- _DIRECTIONS_:
Reproduce the listing below exactly. Pictures do not belong in the copy.

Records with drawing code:
Start

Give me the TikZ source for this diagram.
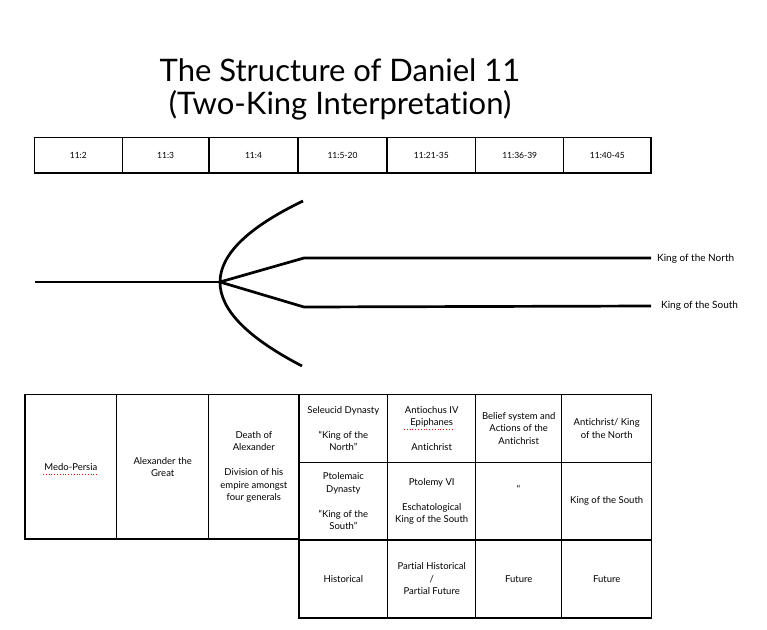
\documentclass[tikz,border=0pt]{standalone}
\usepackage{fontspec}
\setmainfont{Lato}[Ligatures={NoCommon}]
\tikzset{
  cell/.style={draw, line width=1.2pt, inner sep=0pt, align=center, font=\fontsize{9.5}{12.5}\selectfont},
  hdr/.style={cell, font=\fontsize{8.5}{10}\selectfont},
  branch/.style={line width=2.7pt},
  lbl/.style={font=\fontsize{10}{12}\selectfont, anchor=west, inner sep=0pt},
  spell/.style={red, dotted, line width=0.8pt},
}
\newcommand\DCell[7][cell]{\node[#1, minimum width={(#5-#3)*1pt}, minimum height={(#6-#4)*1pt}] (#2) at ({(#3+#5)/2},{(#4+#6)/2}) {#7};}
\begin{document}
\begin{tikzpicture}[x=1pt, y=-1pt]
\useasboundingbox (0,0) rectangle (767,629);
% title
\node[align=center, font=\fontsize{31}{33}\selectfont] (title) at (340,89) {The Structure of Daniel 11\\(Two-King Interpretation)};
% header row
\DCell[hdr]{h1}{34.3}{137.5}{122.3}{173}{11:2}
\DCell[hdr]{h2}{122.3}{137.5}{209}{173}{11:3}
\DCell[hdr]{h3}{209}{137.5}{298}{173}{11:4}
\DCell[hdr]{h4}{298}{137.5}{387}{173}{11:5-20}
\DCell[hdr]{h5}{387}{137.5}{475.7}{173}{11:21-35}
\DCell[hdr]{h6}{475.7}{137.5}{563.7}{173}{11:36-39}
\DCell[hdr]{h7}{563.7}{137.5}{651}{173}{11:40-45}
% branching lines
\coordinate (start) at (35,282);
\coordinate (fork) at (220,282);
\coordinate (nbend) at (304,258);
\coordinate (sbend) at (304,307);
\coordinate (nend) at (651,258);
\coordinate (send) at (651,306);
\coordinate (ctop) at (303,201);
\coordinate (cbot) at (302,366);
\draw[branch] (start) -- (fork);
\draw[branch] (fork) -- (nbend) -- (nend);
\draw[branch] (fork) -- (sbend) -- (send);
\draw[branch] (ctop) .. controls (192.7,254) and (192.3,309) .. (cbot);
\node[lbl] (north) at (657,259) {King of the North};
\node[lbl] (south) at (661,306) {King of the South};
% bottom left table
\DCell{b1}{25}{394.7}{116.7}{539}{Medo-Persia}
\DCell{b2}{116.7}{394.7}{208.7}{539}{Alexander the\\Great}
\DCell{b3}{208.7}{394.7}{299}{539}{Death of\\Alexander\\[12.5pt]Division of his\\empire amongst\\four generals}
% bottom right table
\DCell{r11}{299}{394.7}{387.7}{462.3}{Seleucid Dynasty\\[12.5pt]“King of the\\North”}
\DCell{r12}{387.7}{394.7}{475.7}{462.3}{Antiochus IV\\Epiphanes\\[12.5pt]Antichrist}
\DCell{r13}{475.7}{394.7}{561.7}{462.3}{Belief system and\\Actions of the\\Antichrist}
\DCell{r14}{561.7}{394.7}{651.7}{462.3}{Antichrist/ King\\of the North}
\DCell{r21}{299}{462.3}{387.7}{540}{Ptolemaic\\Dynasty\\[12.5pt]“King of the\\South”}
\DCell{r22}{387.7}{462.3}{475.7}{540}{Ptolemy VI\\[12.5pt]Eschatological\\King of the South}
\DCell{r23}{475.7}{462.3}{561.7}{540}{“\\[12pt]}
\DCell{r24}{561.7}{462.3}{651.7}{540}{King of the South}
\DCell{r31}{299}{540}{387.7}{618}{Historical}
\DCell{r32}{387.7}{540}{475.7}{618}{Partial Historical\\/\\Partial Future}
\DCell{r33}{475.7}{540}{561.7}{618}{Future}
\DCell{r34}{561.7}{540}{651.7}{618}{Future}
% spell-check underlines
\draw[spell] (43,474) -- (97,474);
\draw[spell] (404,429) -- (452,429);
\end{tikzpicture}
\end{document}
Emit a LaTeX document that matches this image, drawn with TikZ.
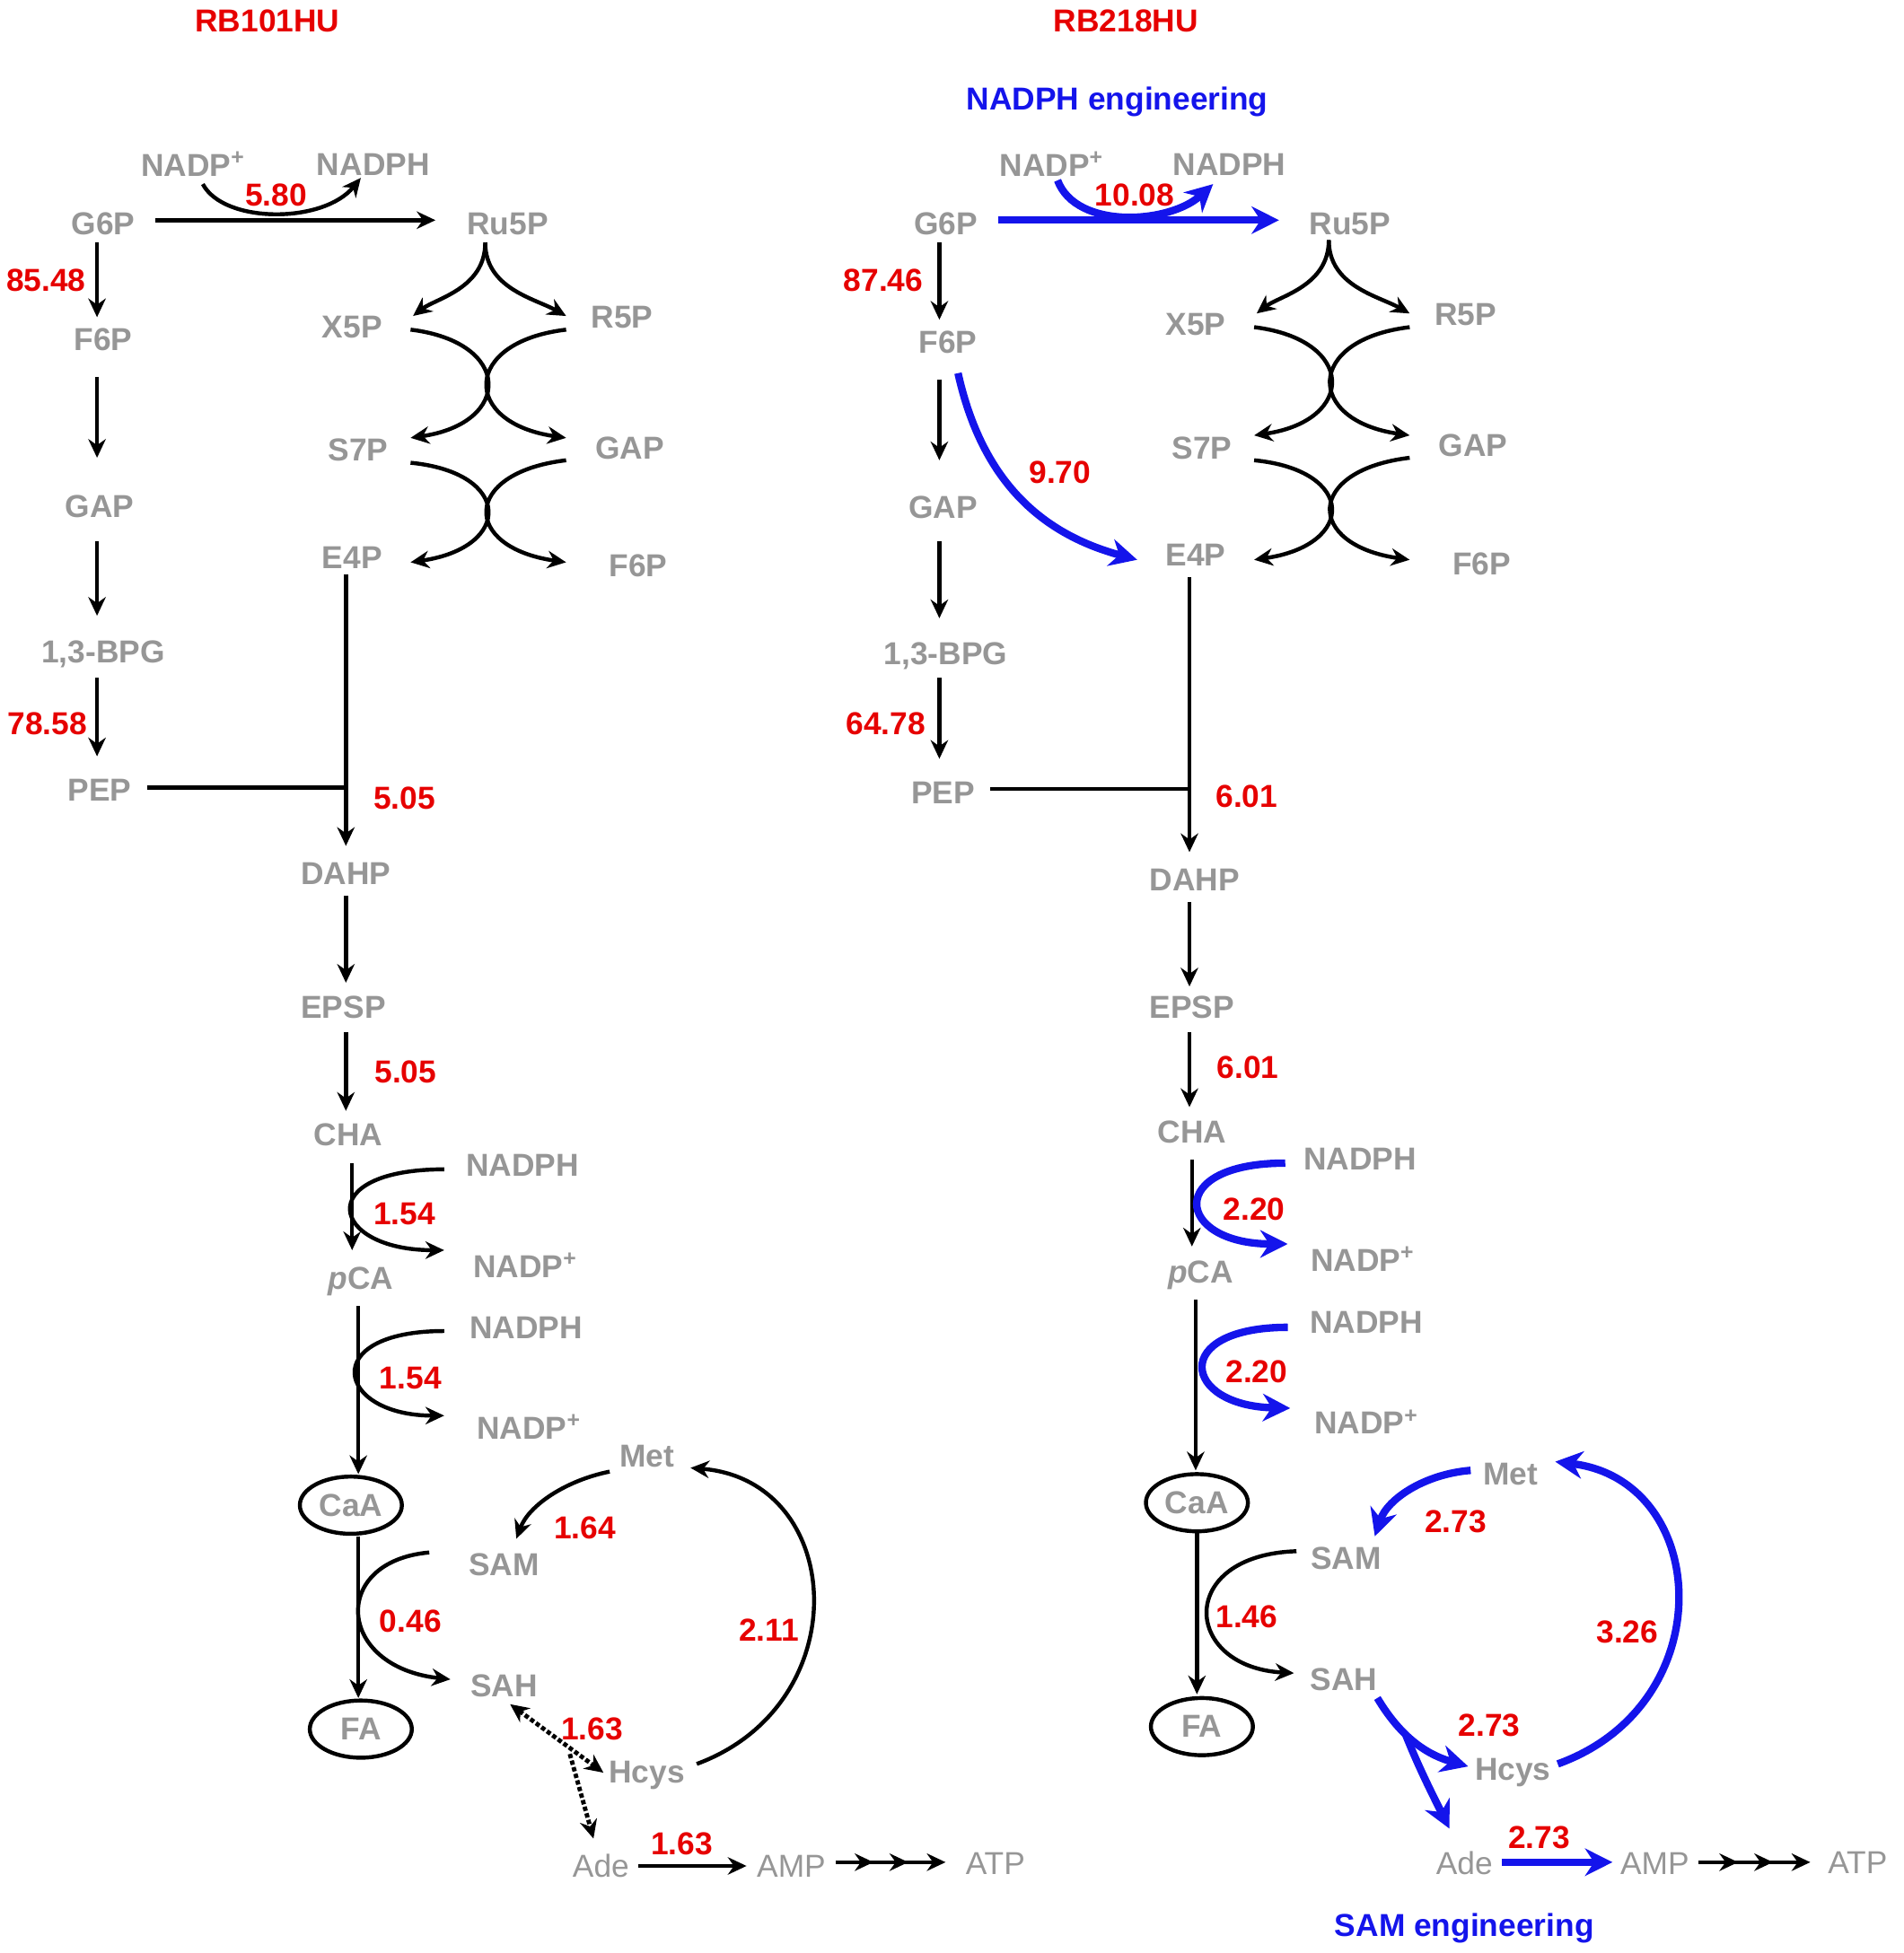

End

- _ANSWER TO THIS PROBLEM_:
Give me the TikZ source for this diagram.
\documentclass[tikz,border=0pt]{standalone}
\usepackage{fontspec}
\setmainfont{Lato}[Ligatures={NoCommon}]
\tikzset{
  cell/.style={draw, line width=1.2pt, inner sep=0pt, align=center, font=\fontsize{9.5}{12.5}\selectfont},
  hdr/.style={cell, font=\fontsize{8.5}{10}\selectfont},
  branch/.style={line width=2.7pt},
  lbl/.style={font=\fontsize{10}{12}\selectfont, anchor=west, inner sep=0pt},
  spell/.style={red, dotted, line width=0.8pt},
}
\newcommand\DCell[7][cell]{\node[#1, minimum width={(#5-#3)*1pt}, minimum height={(#6-#4)*1pt}] (#2) at ({(#3+#5)/2},{(#4+#6)/2}) {#7};}
\begin{document}
\begin{tikzpicture}[x=1pt, y=-1pt]
\useasboundingbox (0,0) rectangle (767,629);
% title
\node[align=center, font=\fontsize{31}{33}\selectfont] (title) at (340,89) {The Structure of Daniel 11\\(Two-King Interpretation)};
% header row
\DCell[hdr]{h1}{34.3}{137.5}{122.3}{173}{11:2}
\DCell[hdr]{h2}{122.3}{137.5}{209}{173}{11:3}
\DCell[hdr]{h3}{209}{137.5}{298}{173}{11:4}
\DCell[hdr]{h4}{298}{137.5}{387}{173}{11:5-20}
\DCell[hdr]{h5}{387}{137.5}{475.7}{173}{11:21-35}
\DCell[hdr]{h6}{475.7}{137.5}{563.7}{173}{11:36-39}
\DCell[hdr]{h7}{563.7}{137.5}{651}{173}{11:40-45}
% branching lines
\coordinate (start) at (35,282);
\coordinate (fork) at (220,282);
\coordinate (nbend) at (304,258);
\coordinate (sbend) at (304,307);
\coordinate (nend) at (651,258);
\coordinate (send) at (651,306);
\coordinate (ctop) at (303,201);
\coordinate (cbot) at (302,366);
\draw[branch] (start) -- (fork);
\draw[branch] (fork) -- (nbend) -- (nend);
\draw[branch] (fork) -- (sbend) -- (send);
\draw[branch] (ctop) .. controls (192.7,254) and (192.3,309) .. (cbot);
\node[lbl] (north) at (657,259) {King of the North};
\node[lbl] (south) at (661,306) {King of the South};
% bottom left table
\DCell{b1}{25}{394.7}{116.7}{539}{Medo-Persia}
\DCell{b2}{116.7}{394.7}{208.7}{539}{Alexander the\\Great}
\DCell{b3}{208.7}{394.7}{299}{539}{Death of\\Alexander\\[12.5pt]Division of his\\empire amongst\\four generals}
% bottom right table
\DCell{r11}{299}{394.7}{387.7}{462.3}{Seleucid Dynasty\\[12.5pt]“King of the\\North”}
\DCell{r12}{387.7}{394.7}{475.7}{462.3}{Antiochus IV\\Epiphanes\\[12.5pt]Antichrist}
\DCell{r13}{475.7}{394.7}{561.7}{462.3}{Belief system and\\Actions of the\\Antichrist}
\DCell{r14}{561.7}{394.7}{651.7}{462.3}{Antichrist/ King\\of the North}
\DCell{r21}{299}{462.3}{387.7}{540}{Ptolemaic\\Dynasty\\[12.5pt]“King of the\\South”}
\DCell{r22}{387.7}{462.3}{475.7}{540}{Ptolemy VI\\[12.5pt]Eschatological\\King of the South}
\DCell{r23}{475.7}{462.3}{561.7}{540}{“\\[12pt]}
\DCell{r24}{561.7}{462.3}{651.7}{540}{King of the South}
\DCell{r31}{299}{540}{387.7}{618}{Historical}
\DCell{r32}{387.7}{540}{475.7}{618}{Partial Historical\\/\\Partial Future}
\DCell{r33}{475.7}{540}{561.7}{618}{Future}
\DCell{r34}{561.7}{540}{651.7}{618}{Future}
% spell-check underlines
\draw[spell] (43,474) -- (97,474);
\draw[spell] (404,429) -- (452,429);
\end{tikzpicture}
\end{document}
Emit a LaTeX document that matches this image, drawn with TikZ.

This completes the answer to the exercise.